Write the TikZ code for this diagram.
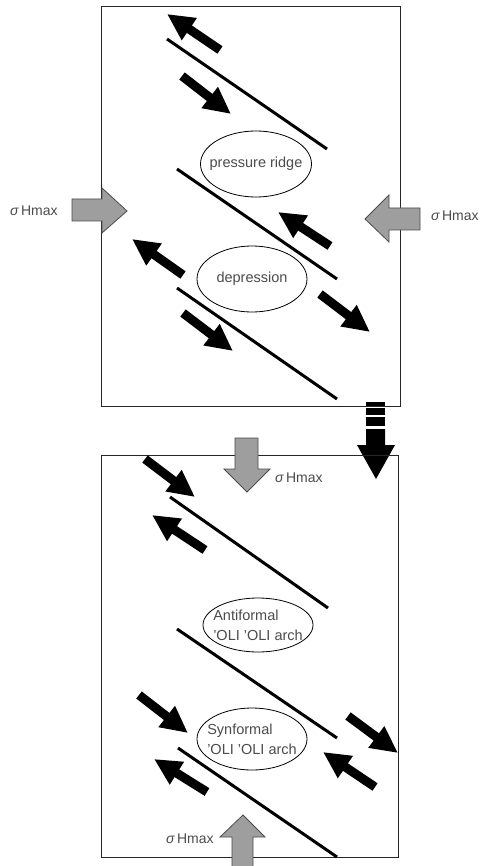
\documentclass[tikz,border=0pt]{standalone}
\usepackage{fontspec}
\setmainfont{Liberation Sans}
\usetikzlibrary{arrows.meta,shapes.geometric}
\begin{document}
\begin{tikzpicture}[x=1pt,y=-1pt,
  frame/.style={draw=black!85,line width=0.9pt},
  fault/.style={line width=3pt,black},
  slip/.style={line width=9pt,black,-{Triangle[width=25pt,length=27pt]}},
  push/.style={fill=black!38,draw=black!70,line width=0.8pt,line join=miter},
  feature/.style={ellipse,draw,line width=0.8pt,inner sep=0pt},
  tag/.style={inner sep=0pt,text=black!70,align=left,
    font=\fontsize{14.5}{20}\selectfont},
  stress/.style={anchor=west,inner sep=0pt,text=black!70,
    font=\fontsize{14}{16}\selectfont}]
\useasboundingbox (0,0) rectangle (481,866);
\fill[white] (0,0) rectangle (481,866);

% ---------- upper panel: pull-apart setting ----------
\draw[frame] (101,6) rectangle (400,406);

\draw[fault] (167,39) -- (327,149);
\draw[fault] (177,169) -- (337,279);
\draw[fault] (177,288) -- (337,399);

\draw[slip] (220,50) -- (167,14);
\draw[slip] (182,76) -- (231,114);
\draw[slip] (330,246) -- (278,212);
\draw[slip] (183,275) -- (132,239);
\draw[slip] (320,294) -- (370,332);
\draw[slip] (183,313) -- (233,351);

\node[feature,minimum width=111pt,minimum height=66pt] (ridge) at (256,164) {};
\node[tag] at (ridge.center) {pressure ridge};
\node[feature,minimum width=110pt,minimum height=66pt] (depr) at (252,279) {};
\node[tag] at (depr.center) {depression};

% horizontal compression
\draw[push] (72,199) -- (102,199) -- (102,188) -- (127,211) -- (102,233) -- (102,221) -- (72,221) -- cycle;
\draw[push] (420,208) -- (389,208) -- (389,195) -- (365,219) -- (389,242) -- (389,230) -- (420,230) -- cycle;
\node[stress] (s1) at (10,211) {\textit{σ}\hspace{2pt}Hmax};
\node[stress] (s2) at (431,216) {\textit{σ}\hspace{2pt}Hmax};

% transition arrow
\fill[black] (366,402) rectangle (385,406);
\fill[black] (366,408) rectangle (385,415);
\fill[black] (366,417) rectangle (385,426);
\fill[black] (366,429) -- (385,429) -- (385,445) -- (395,445) -- (376,479) -- (357,445) -- (366,445) -- cycle;

% ---------- lower panel: rotated compression ----------
\draw[frame] (101,455) rectangle (398,857);

\draw[fault] (170,497) -- (328,608);
\draw[fault] (177,629) -- (337,738);
\draw[fault] (178,748) -- (337,857);

\draw[slip] (145,459) -- (195,497);
\draw[slip] (205,550) -- (152,515);
\draw[slip] (139,695) -- (188,733);
\draw[slip] (207,792) -- (154,759);
\draw[slip] (348,716) -- (398,753);
\draw[slip] (375,787) -- (323,752);

\node[feature,minimum width=110pt,minimum height=54pt] (anti) at (258,625) {};
\node[tag] at (anti.center) {Antiformal\\'OLI 'OLI arch};
\node[feature,minimum width=110pt,minimum height=62pt] (syn) at (252,739) {};
\node[tag] at (syn.center) {Synformal\\'OLI 'OLI arch};

% vertical compression
\draw[push] (235,438) -- (258,438) -- (258,469) -- (270,469) -- (247,492) -- (224,469) -- (235,469) -- cycle;
\draw[push] (232,870) -- (232,837) -- (220,837) -- (243,815) -- (265,837) -- (253,837) -- (253,870) -- cycle;
\node[stress] (s3) at (275,478) {\textit{σ}\hspace{2pt}Hmax};
\node[stress] (s4) at (166,839) {\textit{σ}\hspace{2pt}Hmax};
\end{tikzpicture}
\end{document}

- **PROMPT**
Reproduce the full listing faithfully, but do not carry over any pictures.

- **ANSWER TO THIS TASK**
Write the TikZ code for this diagram.
\documentclass[tikz,border=0pt]{standalone}
\usepackage{fontspec}
\setmainfont{Liberation Sans}
\usetikzlibrary{arrows.meta,shapes.geometric}
\begin{document}
\begin{tikzpicture}[x=1pt,y=-1pt,
  frame/.style={draw=black!85,line width=0.9pt},
  fault/.style={line width=3pt,black},
  slip/.style={line width=9pt,black,-{Triangle[width=25pt,length=27pt]}},
  push/.style={fill=black!38,draw=black!70,line width=0.8pt,line join=miter},
  feature/.style={ellipse,draw,line width=0.8pt,inner sep=0pt},
  tag/.style={inner sep=0pt,text=black!70,align=left,
    font=\fontsize{14.5}{20}\selectfont},
  stress/.style={anchor=west,inner sep=0pt,text=black!70,
    font=\fontsize{14}{16}\selectfont}]
\useasboundingbox (0,0) rectangle (481,866);
\fill[white] (0,0) rectangle (481,866);

% ---------- upper panel: pull-apart setting ----------
\draw[frame] (101,6) rectangle (400,406);

\draw[fault] (167,39) -- (327,149);
\draw[fault] (177,169) -- (337,279);
\draw[fault] (177,288) -- (337,399);

\draw[slip] (220,50) -- (167,14);
\draw[slip] (182,76) -- (231,114);
\draw[slip] (330,246) -- (278,212);
\draw[slip] (183,275) -- (132,239);
\draw[slip] (320,294) -- (370,332);
\draw[slip] (183,313) -- (233,351);

\node[feature,minimum width=111pt,minimum height=66pt] (ridge) at (256,164) {};
\node[tag] at (ridge.center) {pressure ridge};
\node[feature,minimum width=110pt,minimum height=66pt] (depr) at (252,279) {};
\node[tag] at (depr.center) {depression};

% horizontal compression
\draw[push] (72,199) -- (102,199) -- (102,188) -- (127,211) -- (102,233) -- (102,221) -- (72,221) -- cycle;
\draw[push] (420,208) -- (389,208) -- (389,195) -- (365,219) -- (389,242) -- (389,230) -- (420,230) -- cycle;
\node[stress] (s1) at (10,211) {\textit{σ}\hspace{2pt}Hmax};
\node[stress] (s2) at (431,216) {\textit{σ}\hspace{2pt}Hmax};

% transition arrow
\fill[black] (366,402) rectangle (385,406);
\fill[black] (366,408) rectangle (385,415);
\fill[black] (366,417) rectangle (385,426);
\fill[black] (366,429) -- (385,429) -- (385,445) -- (395,445) -- (376,479) -- (357,445) -- (366,445) -- cycle;

% ---------- lower panel: rotated compression ----------
\draw[frame] (101,455) rectangle (398,857);

\draw[fault] (170,497) -- (328,608);
\draw[fault] (177,629) -- (337,738);
\draw[fault] (178,748) -- (337,857);

\draw[slip] (145,459) -- (195,497);
\draw[slip] (205,550) -- (152,515);
\draw[slip] (139,695) -- (188,733);
\draw[slip] (207,792) -- (154,759);
\draw[slip] (348,716) -- (398,753);
\draw[slip] (375,787) -- (323,752);

\node[feature,minimum width=110pt,minimum height=54pt] (anti) at (258,625) {};
\node[tag] at (anti.center) {Antiformal\\'OLI 'OLI arch};
\node[feature,minimum width=110pt,minimum height=62pt] (syn) at (252,739) {};
\node[tag] at (syn.center) {Synformal\\'OLI 'OLI arch};

% vertical compression
\draw[push] (235,438) -- (258,438) -- (258,469) -- (270,469) -- (247,492) -- (224,469) -- (235,469) -- cycle;
\draw[push] (232,870) -- (232,837) -- (220,837) -- (243,815) -- (265,837) -- (253,837) -- (253,870) -- cycle;
\node[stress] (s3) at (275,478) {\textit{σ}\hspace{2pt}Hmax};
\node[stress] (s4) at (166,839) {\textit{σ}\hspace{2pt}Hmax};
\end{tikzpicture}
\end{document}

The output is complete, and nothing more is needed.